=== WHAT TO WORK ON ===
Repeat, exactly and only, the lines from the beginning of the data through the line with "import pandas as pd". Pictures are left out.

=== AVAILABLE DATA ===
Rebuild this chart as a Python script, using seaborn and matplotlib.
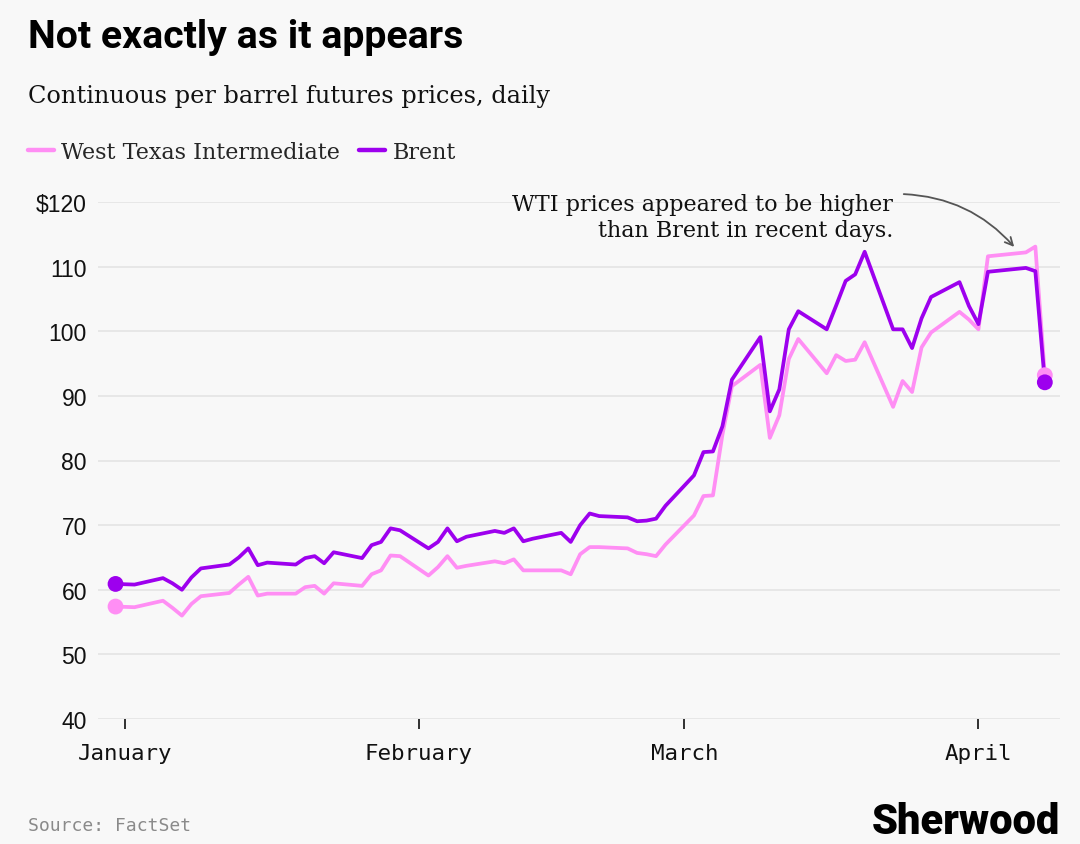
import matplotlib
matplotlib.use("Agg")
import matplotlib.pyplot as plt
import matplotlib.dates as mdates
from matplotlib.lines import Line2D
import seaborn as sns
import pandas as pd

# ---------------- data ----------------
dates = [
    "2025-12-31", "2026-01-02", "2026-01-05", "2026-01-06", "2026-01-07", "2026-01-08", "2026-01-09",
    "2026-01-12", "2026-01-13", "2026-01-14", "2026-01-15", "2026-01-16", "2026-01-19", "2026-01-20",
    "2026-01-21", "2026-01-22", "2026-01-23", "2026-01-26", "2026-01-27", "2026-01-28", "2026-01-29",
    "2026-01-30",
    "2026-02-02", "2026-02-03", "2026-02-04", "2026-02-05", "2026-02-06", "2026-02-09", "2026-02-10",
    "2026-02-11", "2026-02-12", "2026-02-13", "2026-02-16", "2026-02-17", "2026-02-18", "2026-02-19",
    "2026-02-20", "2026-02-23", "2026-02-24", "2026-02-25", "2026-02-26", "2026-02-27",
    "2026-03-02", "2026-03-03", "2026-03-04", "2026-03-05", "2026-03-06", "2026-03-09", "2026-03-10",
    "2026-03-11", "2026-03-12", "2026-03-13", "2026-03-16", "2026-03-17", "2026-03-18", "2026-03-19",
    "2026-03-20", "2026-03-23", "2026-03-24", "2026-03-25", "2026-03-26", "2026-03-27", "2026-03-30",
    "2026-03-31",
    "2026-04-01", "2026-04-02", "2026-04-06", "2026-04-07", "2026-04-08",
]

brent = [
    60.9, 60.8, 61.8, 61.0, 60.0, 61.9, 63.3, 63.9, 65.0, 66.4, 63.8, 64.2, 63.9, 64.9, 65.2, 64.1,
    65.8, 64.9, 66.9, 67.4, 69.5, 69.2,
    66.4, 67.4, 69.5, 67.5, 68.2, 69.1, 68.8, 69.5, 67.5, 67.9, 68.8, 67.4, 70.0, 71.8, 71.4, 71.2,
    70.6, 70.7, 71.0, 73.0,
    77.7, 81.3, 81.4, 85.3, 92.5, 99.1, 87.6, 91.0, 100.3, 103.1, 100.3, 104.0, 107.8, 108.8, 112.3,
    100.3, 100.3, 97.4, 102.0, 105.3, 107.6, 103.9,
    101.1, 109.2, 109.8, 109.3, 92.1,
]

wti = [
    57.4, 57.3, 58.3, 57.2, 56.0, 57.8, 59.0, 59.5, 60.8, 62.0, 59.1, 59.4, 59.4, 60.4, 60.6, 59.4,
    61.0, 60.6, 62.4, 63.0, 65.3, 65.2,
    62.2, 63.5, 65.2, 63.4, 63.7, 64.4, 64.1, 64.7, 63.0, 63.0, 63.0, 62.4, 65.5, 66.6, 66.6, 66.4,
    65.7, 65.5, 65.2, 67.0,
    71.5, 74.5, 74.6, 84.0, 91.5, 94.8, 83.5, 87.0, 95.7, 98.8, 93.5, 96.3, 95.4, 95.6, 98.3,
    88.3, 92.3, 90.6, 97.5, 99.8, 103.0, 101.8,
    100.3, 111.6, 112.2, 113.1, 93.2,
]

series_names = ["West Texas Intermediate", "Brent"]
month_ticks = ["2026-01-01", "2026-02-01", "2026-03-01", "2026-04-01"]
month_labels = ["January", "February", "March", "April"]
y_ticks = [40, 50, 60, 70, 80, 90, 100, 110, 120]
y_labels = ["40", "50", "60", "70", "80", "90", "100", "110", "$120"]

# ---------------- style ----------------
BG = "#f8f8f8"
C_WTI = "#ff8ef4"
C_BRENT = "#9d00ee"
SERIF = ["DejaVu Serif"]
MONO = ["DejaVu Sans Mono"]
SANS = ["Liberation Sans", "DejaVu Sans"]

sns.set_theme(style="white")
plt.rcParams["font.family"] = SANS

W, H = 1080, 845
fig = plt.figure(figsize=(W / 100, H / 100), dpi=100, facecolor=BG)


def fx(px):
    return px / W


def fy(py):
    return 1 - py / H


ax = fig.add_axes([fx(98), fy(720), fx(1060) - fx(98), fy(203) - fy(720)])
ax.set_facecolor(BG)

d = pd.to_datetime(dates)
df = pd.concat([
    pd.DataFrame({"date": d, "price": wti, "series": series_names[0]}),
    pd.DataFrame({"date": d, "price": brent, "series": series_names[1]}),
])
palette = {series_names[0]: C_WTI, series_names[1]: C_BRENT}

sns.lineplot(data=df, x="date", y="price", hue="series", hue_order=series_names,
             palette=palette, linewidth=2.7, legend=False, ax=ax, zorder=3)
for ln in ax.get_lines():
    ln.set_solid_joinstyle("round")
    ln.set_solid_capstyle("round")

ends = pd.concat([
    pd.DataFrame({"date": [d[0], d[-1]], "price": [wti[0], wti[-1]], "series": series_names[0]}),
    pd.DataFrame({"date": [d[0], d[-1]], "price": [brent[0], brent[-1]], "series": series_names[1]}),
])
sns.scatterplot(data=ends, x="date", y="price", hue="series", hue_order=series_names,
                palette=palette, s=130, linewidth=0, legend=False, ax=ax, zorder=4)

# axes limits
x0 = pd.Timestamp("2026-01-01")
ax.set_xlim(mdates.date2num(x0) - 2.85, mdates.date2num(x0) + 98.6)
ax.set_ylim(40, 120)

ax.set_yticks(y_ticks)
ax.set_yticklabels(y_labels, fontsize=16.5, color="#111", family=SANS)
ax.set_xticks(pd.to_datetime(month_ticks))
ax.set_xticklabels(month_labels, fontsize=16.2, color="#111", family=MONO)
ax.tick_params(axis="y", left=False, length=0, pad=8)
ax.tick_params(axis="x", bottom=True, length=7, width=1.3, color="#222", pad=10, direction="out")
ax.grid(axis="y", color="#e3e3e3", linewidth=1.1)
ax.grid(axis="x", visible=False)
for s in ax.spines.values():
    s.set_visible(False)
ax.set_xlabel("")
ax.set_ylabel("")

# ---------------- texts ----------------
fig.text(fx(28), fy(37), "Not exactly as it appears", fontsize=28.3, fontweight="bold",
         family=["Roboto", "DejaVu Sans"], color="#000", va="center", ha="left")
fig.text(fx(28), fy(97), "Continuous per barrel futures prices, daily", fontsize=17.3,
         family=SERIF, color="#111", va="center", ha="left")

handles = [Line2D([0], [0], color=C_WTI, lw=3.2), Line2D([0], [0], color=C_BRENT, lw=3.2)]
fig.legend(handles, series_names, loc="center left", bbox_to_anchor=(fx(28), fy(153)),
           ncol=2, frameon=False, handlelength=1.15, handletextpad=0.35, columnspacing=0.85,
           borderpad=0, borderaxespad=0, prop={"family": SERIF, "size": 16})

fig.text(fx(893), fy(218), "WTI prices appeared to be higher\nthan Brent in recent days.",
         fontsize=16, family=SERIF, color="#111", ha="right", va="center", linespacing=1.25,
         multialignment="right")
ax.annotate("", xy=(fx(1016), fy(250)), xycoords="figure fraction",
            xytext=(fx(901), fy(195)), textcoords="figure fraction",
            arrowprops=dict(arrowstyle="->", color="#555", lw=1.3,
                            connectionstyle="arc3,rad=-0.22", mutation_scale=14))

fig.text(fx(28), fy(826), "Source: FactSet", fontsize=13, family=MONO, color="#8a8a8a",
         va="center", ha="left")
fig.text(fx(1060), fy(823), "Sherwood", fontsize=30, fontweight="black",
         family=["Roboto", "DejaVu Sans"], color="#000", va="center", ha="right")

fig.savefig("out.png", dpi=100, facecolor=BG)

=== CORRECT OUTPUT ===
Rebuild this chart as a Python script, using seaborn and matplotlib.
import matplotlib
matplotlib.use("Agg")
import matplotlib.pyplot as plt
import matplotlib.dates as mdates
from matplotlib.lines import Line2D
import seaborn as sns
import pandas as pd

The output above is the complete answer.